Library Rambler: Santa’s outhouse

This time of year, I am thankful for running water. I once lived in an old camper on a friend’s farm in northern Wisconsin that did not have running water. Instead of a shower, I boiled water in an electric frying pan for a sponge bath.
Instead of a flush toilet, I had a sturdy outhouse that was, unfortunately, infested with mice in the winter. The colder it got, the more mice it seemed to have. As soon as I sat down in the outhouse and shut out the last bit of light with the door, I could hear the mice scuttling up out of the pit into the safety of the outhouse’s small attic. It was an uncomfortable experience that I never got used to.
I discovered a solution one Christmas season during an ice storm. Because of my beard, I had been invited to be Santa Claus at a daycare center. Just before I was due to report in as Santa Claus, I walked down the little hill to pay a visit to the facilities. I suddenly started skidding toward it on the ice and, using some seafaring lingo I learned in the Navy, smacked into the outhouse at about 10 miles per hour.

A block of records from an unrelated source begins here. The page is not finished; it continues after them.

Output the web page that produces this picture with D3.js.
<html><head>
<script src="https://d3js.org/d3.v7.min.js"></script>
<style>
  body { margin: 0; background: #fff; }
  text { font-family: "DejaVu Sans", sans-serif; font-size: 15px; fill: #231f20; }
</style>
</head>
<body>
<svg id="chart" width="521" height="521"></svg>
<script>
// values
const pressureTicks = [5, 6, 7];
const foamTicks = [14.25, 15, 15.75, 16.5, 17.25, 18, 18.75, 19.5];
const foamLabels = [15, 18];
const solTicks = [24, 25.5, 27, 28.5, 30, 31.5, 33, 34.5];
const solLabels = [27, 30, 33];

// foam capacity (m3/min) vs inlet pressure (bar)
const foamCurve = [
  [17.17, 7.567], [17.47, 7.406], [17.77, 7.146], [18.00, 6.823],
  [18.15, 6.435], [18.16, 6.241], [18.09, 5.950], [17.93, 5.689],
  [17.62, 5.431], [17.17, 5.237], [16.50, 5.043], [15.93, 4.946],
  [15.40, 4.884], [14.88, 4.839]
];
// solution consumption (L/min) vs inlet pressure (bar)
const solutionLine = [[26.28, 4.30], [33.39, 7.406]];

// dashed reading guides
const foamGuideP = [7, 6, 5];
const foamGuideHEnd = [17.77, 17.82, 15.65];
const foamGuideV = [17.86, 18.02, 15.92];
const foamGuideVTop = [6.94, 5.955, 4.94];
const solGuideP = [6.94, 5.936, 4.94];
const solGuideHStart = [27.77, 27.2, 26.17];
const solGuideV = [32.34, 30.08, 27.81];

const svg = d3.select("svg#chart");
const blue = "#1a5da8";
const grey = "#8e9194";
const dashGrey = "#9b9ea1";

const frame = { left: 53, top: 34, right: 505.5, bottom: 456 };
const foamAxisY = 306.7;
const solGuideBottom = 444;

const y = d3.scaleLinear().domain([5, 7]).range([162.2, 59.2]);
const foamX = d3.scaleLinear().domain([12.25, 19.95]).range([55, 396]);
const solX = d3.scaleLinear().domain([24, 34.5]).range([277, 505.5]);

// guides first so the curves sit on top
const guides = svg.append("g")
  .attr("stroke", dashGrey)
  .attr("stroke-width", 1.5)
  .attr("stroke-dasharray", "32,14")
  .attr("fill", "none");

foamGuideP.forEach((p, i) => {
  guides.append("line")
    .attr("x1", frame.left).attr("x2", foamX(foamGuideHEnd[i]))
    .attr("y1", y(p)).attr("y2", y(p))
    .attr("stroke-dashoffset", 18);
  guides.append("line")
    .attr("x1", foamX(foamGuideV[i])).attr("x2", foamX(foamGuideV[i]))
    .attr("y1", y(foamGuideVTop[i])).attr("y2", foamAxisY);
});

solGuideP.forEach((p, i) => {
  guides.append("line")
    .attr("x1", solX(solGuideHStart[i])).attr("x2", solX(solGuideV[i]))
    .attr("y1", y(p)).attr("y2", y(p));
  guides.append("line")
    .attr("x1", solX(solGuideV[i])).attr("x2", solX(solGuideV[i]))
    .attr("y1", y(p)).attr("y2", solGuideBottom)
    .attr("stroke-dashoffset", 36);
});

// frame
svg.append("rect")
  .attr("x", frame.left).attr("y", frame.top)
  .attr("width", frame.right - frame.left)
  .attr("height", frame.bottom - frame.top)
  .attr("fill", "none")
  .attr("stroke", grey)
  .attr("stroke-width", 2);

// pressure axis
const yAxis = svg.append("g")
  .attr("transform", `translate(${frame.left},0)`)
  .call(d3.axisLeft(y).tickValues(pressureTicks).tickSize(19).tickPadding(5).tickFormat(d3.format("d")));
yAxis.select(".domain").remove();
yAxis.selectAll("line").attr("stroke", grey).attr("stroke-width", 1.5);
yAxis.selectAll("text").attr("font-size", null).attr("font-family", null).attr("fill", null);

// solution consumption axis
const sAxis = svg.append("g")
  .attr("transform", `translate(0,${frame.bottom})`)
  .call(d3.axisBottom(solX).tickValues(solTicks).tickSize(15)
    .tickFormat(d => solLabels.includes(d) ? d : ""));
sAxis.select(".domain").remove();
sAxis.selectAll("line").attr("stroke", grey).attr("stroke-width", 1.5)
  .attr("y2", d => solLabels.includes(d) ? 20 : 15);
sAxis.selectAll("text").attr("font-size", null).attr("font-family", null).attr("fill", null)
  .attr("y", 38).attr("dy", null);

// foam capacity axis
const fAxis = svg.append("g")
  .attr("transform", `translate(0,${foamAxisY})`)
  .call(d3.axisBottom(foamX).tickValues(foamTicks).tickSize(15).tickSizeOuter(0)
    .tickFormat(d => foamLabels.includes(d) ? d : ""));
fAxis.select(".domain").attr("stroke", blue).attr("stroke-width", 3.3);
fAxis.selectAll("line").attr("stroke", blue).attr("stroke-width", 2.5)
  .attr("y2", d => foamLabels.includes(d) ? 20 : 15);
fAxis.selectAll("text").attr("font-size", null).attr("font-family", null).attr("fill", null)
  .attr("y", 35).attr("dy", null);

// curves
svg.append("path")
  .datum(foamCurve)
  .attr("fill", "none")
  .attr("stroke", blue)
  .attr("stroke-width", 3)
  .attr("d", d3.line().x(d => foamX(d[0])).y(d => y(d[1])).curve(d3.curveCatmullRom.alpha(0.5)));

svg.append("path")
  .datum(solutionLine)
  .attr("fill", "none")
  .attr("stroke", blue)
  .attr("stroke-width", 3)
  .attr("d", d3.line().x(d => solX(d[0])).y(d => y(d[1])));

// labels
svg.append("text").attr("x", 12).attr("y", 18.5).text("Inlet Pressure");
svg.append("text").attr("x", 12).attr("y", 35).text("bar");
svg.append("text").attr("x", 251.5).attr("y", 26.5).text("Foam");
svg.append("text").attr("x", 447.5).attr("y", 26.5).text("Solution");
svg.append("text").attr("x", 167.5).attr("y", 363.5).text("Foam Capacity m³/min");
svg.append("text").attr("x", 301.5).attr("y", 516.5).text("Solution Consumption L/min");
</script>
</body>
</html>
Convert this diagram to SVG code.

As I picked myself up off the ground, I could hear the mice scurrying out of the pit toward the attic. Thereafter, I would pause in front of the outhouse and give it two or three good kicks as a signal to the mice that it was time to head for safety.
I should probably confess here that that particular outhouse was an illegal “grandfathered” structure. It was brought onto the property one moonlit night near Halloween on a flatbed truck, the driver coasting in with lights out and the transmission disengaged.
Rhubarb was quickly transplanted from the garden to the parameter of the new, old outhouse to make it appear that it had always been there. For those eager to turn me into the DNR, I should add that there was an old outhouse on the property, but the walls had rotted away, leaving the tin roof an inch above the seats. It was easier to find a different outhouse.
Unknown to me, my neighbor’s 4-year old son, Bobby, saw both the installation of the outhouse and what appeared to him to be a visit by Santa Claus himself. He saw me kicking the outhouse one day some months after Christmas, and told me I should be careful. I asked why.
“Santa Claus uses that outhouse.”
I do not like taking responsibility for debunking the Santa Claus myth to children, but I said, “That was probably me.”
“No, that was Santa Claus.”
“Bobby, it was me.”
“On Halloween, I saw that outhouse floating on air.”
It took me a second to realize what he was talking about, but then I remembered the truck driver’s delivery instructions-no lights, no engine.
“Actually, Bobby, it was on a truck that day.”
“My brother Jimmy and his friends tried to tip your outhouse over last week, but I told them about Santa Claus.”
“Isn’t Jimmy 13? Does he believe in Santa Claus?”
“I told him about Halloween, too.”
“Oh,” I said, realizing that I had a friend, “that’s good you told him because it is probably haunted.”
“And Santa uses it,” he added.
“Thanks for telling me. I will stop kicking it.”
“And don’t lock the door in case he can’t get in.”
I agreed not to.
“And on Christmas, leave cookies and milk.”
“Okay,” I said. But then I thought of the mice.
From then on, whenever I wanted to use the outhouse, I sang “Santa Claus Is Coming to Town” through the door. They seemed to know what I was singing about.